Upland areas, including Exmoor, Dartmoor, the Peaks and Lake District, provide valuable landscapes for the UK, generate tourism, and provide much of our clean water. Peatlands are also the single largest carbon reserve in the UK, storing over three billion tonnes of carbon. That's the equivalent of 20 years of the UK's CO2 emissions. As the article states, "the effect of sheep and cattle grazing on the ability of Britain's moorlands to act as 'carbon sinks' is one of the most crucial functions of upland farming."
What the article doesn't mention are the likely direct impacts of climate change on these vulnerable areas, and the additional pressure on farmers to adapt. We know for example that higher summer temperatures could increase grass production and stock carrying capacity, but that more storms could make soil management very difficult. Warmer, drier summers also mean drying out of peat, making it more likely to be eroded, and then there's the increased risk of fire.

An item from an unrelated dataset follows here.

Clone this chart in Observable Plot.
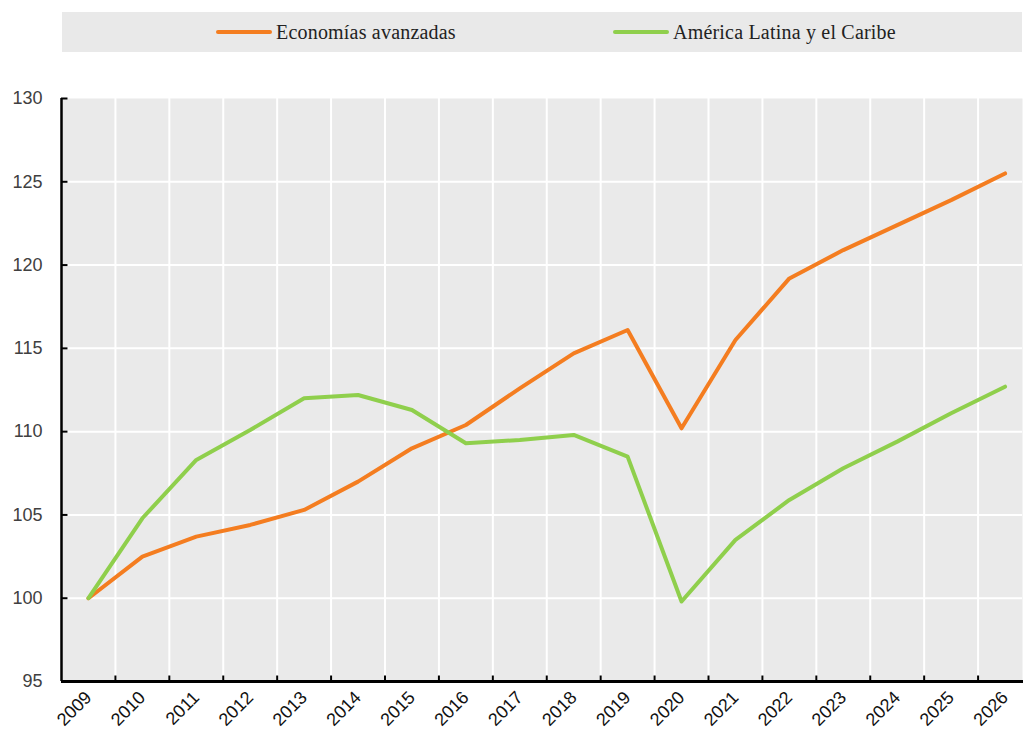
<!DOCTYPE html>
<html>
<head>
<meta charset="utf-8">
<script src="https://cdn.jsdelivr.net/npm/d3@7"></script>
<script src="https://cdn.jsdelivr.net/npm/@observablehq/plot@0.6"></script>
<style>
  body { margin: 0; background: #fff; width: 1023px; height: 730px; position: relative; overflow: hidden; }
  #legend { position: absolute; left: 62px; top: 12px; width: 960px; height: 40px; background: #e9e9e9; }
  .item { position: absolute; top: 0; height: 40px; display: flex; align-items: center; font-family: "Liberation Serif", serif; font-size: 20px; color: #222; letter-spacing: 0.2px; }
  .sw { width: 56px; height: 4px; border-radius: 2px; margin-right: 4px; }
  #chart { position: absolute; left: 0; top: 60px; width: 1023px; overflow: hidden; }
</style>
</head>
<body>
<div id="legend"></div>
<div id="chart"></div>
<script>
const years = [2009, 2010, 2011, 2012, 2013, 2014, 2015, 2016, 2017, 2018, 2019, 2020, 2021, 2022, 2023, 2024, 2025, 2026];
const avanzadas = [100, 102.5, 103.7, 104.4, 105.3, 107.0, 109.0, 110.4, 112.6, 114.7, 116.1, 110.2, 115.5, 119.2, 120.9, 122.4, 123.9, 125.5];
const latam = [100, 104.8, 108.3, 110.1, 112.0, 112.2, 111.3, 109.3, 109.5, 109.8, 108.5, 99.8, 103.5, 105.9, 107.8, 109.4, 111.1, 112.7];
const series = ["Economías avanzadas", "América Latina y el Caribe"];
const colors = ["#f47d20", "#8fcf4c"];
const yTicks = [95, 100, 105, 110, 115, 120, 125, 130];

const boundaries = years.slice(0, -1).map(y => y + 0.5);
const data = [
  ...years.map((year, i) => ({year, value: avanzadas[i], serie: series[0]})),
  ...years.map((year, i) => ({year, value: latam[i], serie: series[1]}))
];

const legend = document.getElementById("legend");
const lefts = [154, 551];
series.forEach((s, i) => {
  const it = document.createElement("div");
  it.className = "item";
  it.style.left = lefts[i] + "px";
  it.innerHTML = `<div class="sw" style="background:${colors[i]}"></div><span>${s}</span>`;
  legend.appendChild(it);
});

const chart = Plot.plot({
  width: 1023,
  height: 670,
  marginTop: 38,
  marginBottom: 49,
  marginLeft: 61,
  marginRight: 1,
  x: {domain: [2008.5, 2026.5], range: [61, 1031.5]},
  y: {domain: [95, 130]},
  color: {domain: series, range: colors},
  style: {fontFamily: "Liberation Sans, Arial, sans-serif", fontSize: "18px", overflow: "hidden"},
  marks: [
    Plot.frame({fill: "#eaeaea", stroke: null}),
    Plot.gridY(yTicks.filter(d => d > 95 && d < 130), {stroke: "white", strokeOpacity: 1, strokeWidth: 2}),
    Plot.gridX(boundaries, {stroke: "white", strokeOpacity: 1, strokeWidth: 2}),
    Plot.lineY(data, {x: "year", y: "value", stroke: "serie", z: "serie", strokeWidth: 4, strokeLinecap: "round", strokeLinejoin: "round"}),
    Plot.ruleY(yTicks, {x1: 2008.5, x2: 2008.5 + 0.12, stroke: "black", strokeWidth: 2}),
    Plot.ruleX(boundaries, {y1: 95, y2: 95 + 0.33, stroke: "black", strokeWidth: 2}),
    Plot.ruleX([2008.5], {y1: 95, y2: 130, stroke: "black", strokeWidth: 2.5}),
    Plot.ruleY([95], {x1: 2008.5, x2: 2026.5, stroke: "black", strokeWidth: 3}),
    Plot.axisY(yTicks, {tickSize: 0, tickPadding: 19, fill: "#404040", label: null}),
    Plot.axisX(years, {tickSize: 0, tickPadding: 13, tickRotate: -45, fill: "#111", tickFormat: d => String(d), label: null})
  ]
});
document.getElementById("chart").appendChild(chart);
</script>
</body>
</html>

These are all difficult impacts for farmers to deal with - especially with sometimes very localised impacts. There is a strong argument for rewarding good management by paying farmers for carbon management of these vulnerable soils, particularly through restoring areas which are already affected by erosion and peat loss. The Moors for the Future partnership website states that "peatland restoration activities in England and Wales could absorb around 400,000 tonnes of carbon a year. This is equivalent to the greenhouse gas emissions from... 84,000 family-sized cars per year. If these savings were marketed as Certified Emission Reductions on the carbon offset market, they could pay for large-scale restoration."
It looks like farmers in these vulnerable areas are going to need all the help they can get.